-- What you should do --
Only the lines from the line containing "Recreate this image" through the line containing "radius=452pt, y radius=585pt];" should be reproduced, please, with no pictures.

-- Records for this exercise --
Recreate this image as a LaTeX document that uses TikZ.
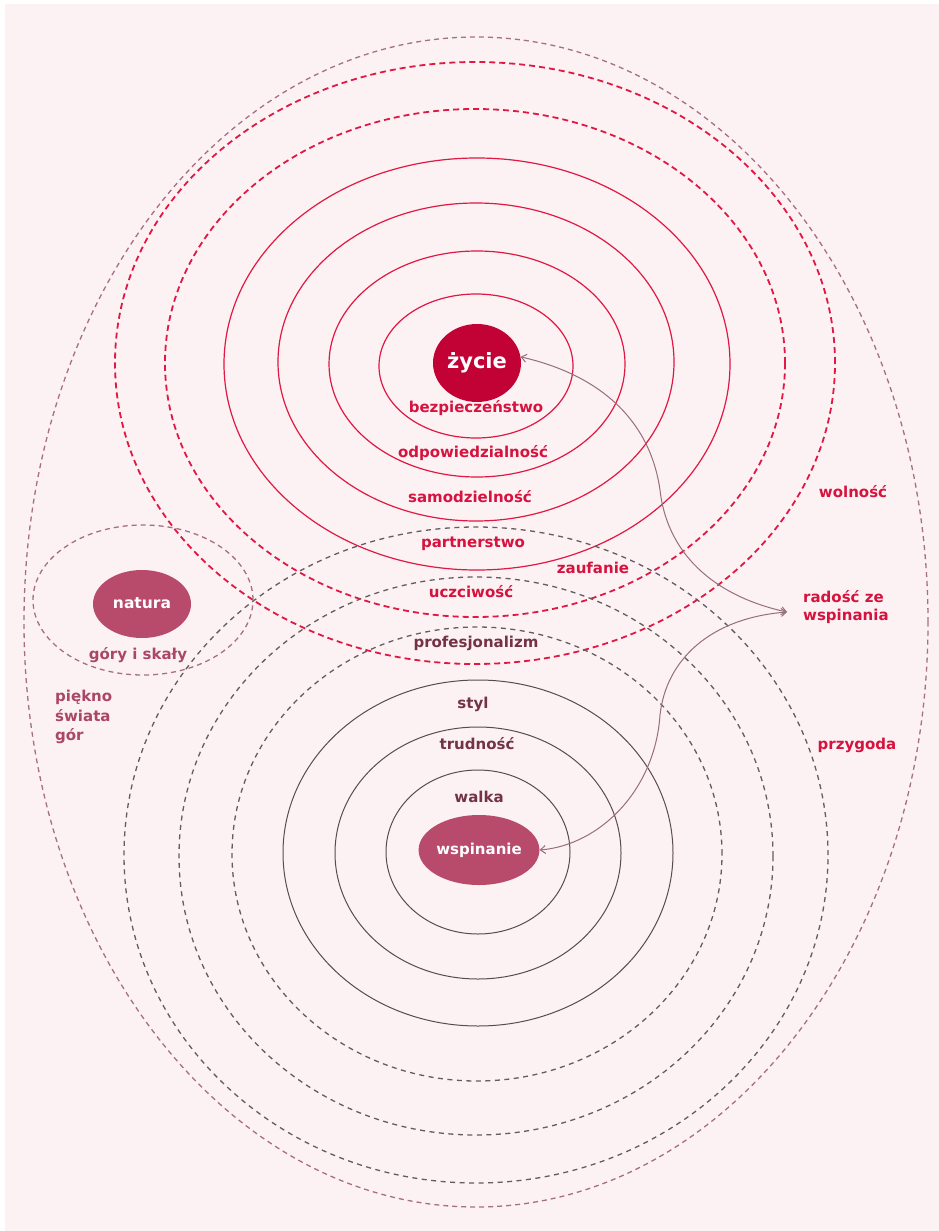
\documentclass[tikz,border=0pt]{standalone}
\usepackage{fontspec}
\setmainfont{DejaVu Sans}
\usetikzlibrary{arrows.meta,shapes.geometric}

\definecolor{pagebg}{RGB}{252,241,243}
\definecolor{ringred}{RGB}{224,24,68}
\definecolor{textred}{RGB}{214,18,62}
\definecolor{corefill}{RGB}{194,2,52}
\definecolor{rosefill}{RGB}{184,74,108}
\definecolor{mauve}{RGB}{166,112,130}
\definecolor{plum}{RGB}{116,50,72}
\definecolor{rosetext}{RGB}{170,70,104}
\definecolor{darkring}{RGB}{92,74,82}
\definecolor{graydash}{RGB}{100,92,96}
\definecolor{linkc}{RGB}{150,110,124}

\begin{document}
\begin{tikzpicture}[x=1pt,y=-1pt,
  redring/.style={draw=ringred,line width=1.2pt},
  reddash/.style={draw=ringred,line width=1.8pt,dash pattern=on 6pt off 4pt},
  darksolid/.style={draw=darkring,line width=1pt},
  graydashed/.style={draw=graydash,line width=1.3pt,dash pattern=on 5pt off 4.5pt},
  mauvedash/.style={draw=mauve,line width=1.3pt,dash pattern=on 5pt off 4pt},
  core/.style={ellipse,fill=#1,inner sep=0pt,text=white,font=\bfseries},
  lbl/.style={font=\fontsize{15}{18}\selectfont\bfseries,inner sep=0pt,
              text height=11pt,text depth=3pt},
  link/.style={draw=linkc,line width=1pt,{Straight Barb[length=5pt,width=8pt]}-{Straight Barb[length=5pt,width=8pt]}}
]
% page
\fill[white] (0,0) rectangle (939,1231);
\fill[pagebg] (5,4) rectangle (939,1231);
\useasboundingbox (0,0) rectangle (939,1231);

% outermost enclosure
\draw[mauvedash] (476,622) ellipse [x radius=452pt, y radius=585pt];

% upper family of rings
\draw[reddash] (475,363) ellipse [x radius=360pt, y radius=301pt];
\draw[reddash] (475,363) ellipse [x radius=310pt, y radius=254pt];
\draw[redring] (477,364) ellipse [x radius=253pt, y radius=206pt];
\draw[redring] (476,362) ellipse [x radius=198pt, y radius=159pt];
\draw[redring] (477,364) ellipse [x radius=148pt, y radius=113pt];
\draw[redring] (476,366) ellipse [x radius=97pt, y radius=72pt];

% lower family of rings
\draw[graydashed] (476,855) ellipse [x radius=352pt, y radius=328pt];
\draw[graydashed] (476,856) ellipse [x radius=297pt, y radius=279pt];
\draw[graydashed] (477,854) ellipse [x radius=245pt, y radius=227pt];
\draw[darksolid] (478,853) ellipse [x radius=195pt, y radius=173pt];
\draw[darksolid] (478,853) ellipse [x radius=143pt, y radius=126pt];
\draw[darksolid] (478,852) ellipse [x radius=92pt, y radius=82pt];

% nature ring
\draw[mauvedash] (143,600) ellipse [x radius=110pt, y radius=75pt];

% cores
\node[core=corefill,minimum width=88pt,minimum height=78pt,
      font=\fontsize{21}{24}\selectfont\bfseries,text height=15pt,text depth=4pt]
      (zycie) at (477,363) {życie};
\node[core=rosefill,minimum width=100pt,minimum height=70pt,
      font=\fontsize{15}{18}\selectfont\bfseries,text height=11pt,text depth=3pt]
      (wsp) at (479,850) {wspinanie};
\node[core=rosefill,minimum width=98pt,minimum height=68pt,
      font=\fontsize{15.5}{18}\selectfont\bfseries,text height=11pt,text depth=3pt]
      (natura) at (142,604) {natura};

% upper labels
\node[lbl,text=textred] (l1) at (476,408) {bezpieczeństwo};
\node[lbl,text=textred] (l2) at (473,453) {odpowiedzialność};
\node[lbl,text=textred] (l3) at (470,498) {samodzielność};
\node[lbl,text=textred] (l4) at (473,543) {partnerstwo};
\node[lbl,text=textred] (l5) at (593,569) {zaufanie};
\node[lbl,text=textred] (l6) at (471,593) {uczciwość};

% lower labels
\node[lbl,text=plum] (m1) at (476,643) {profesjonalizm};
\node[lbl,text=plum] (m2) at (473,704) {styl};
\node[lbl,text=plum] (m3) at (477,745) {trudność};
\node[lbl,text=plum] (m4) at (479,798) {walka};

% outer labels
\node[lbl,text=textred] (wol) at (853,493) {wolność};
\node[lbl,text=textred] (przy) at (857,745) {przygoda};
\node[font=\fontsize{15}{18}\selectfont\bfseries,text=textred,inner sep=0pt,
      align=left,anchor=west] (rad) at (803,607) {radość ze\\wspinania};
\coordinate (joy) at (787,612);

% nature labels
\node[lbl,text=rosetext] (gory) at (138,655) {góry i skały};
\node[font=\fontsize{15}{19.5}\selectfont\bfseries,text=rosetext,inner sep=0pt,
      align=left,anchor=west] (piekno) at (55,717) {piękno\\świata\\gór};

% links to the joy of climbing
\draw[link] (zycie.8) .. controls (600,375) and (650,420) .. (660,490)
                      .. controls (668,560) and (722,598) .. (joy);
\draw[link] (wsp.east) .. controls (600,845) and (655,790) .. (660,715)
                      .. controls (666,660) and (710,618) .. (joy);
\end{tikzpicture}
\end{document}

==

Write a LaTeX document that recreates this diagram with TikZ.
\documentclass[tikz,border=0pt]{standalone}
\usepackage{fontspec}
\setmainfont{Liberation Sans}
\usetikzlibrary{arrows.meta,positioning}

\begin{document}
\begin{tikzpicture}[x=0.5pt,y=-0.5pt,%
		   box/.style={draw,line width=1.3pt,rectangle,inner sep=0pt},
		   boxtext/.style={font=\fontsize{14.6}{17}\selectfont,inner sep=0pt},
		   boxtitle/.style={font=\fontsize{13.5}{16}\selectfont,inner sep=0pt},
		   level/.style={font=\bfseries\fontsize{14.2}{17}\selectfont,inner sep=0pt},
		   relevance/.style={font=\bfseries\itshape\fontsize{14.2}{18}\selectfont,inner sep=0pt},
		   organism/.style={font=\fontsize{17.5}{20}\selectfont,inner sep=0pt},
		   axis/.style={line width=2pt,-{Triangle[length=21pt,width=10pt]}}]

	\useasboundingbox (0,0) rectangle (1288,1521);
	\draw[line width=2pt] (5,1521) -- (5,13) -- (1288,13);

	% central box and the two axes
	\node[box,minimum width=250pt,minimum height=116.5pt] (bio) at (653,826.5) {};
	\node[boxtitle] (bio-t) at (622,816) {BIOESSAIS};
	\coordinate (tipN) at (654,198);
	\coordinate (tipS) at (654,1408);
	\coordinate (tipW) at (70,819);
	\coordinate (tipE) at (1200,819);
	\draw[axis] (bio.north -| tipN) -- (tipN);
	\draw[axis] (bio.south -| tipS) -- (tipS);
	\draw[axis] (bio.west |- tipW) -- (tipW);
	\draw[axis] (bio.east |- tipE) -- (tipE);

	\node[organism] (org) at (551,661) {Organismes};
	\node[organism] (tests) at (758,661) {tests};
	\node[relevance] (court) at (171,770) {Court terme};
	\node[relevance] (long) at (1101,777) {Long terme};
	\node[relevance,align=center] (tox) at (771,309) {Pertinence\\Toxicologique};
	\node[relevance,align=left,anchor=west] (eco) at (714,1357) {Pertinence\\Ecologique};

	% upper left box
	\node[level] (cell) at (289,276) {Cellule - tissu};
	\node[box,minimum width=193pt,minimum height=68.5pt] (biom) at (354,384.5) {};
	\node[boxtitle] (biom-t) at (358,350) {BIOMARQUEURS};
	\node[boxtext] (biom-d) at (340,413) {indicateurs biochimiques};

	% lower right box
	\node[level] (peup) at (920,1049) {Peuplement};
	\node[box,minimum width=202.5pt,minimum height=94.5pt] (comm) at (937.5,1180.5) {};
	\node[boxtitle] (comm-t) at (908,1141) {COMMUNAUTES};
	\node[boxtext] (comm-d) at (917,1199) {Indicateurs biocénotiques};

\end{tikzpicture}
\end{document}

-- Worked answer --
Recreate this image as a LaTeX document that uses TikZ.
\documentclass[tikz,border=0pt]{standalone}
\usepackage{fontspec}
\setmainfont{DejaVu Sans}
\usetikzlibrary{arrows.meta,shapes.geometric}

\definecolor{pagebg}{RGB}{252,241,243}
\definecolor{ringred}{RGB}{224,24,68}
\definecolor{textred}{RGB}{214,18,62}
\definecolor{corefill}{RGB}{194,2,52}
\definecolor{rosefill}{RGB}{184,74,108}
\definecolor{mauve}{RGB}{166,112,130}
\definecolor{plum}{RGB}{116,50,72}
\definecolor{rosetext}{RGB}{170,70,104}
\definecolor{darkring}{RGB}{92,74,82}
\definecolor{graydash}{RGB}{100,92,96}
\definecolor{linkc}{RGB}{150,110,124}

\begin{document}
\begin{tikzpicture}[x=1pt,y=-1pt,
  redring/.style={draw=ringred,line width=1.2pt},
  reddash/.style={draw=ringred,line width=1.8pt,dash pattern=on 6pt off 4pt},
  darksolid/.style={draw=darkring,line width=1pt},
  graydashed/.style={draw=graydash,line width=1.3pt,dash pattern=on 5pt off 4.5pt},
  mauvedash/.style={draw=mauve,line width=1.3pt,dash pattern=on 5pt off 4pt},
  core/.style={ellipse,fill=#1,inner sep=0pt,text=white,font=\bfseries},
  lbl/.style={font=\fontsize{15}{18}\selectfont\bfseries,inner sep=0pt,
              text height=11pt,text depth=3pt},
  link/.style={draw=linkc,line width=1pt,{Straight Barb[length=5pt,width=8pt]}-{Straight Barb[length=5pt,width=8pt]}}
]
% page
\fill[white] (0,0) rectangle (939,1231);
\fill[pagebg] (5,4) rectangle (939,1231);
\useasboundingbox (0,0) rectangle (939,1231);

% outermost enclosure
\draw[mauvedash] (476,622) ellipse [x radius=452pt, y radius=585pt];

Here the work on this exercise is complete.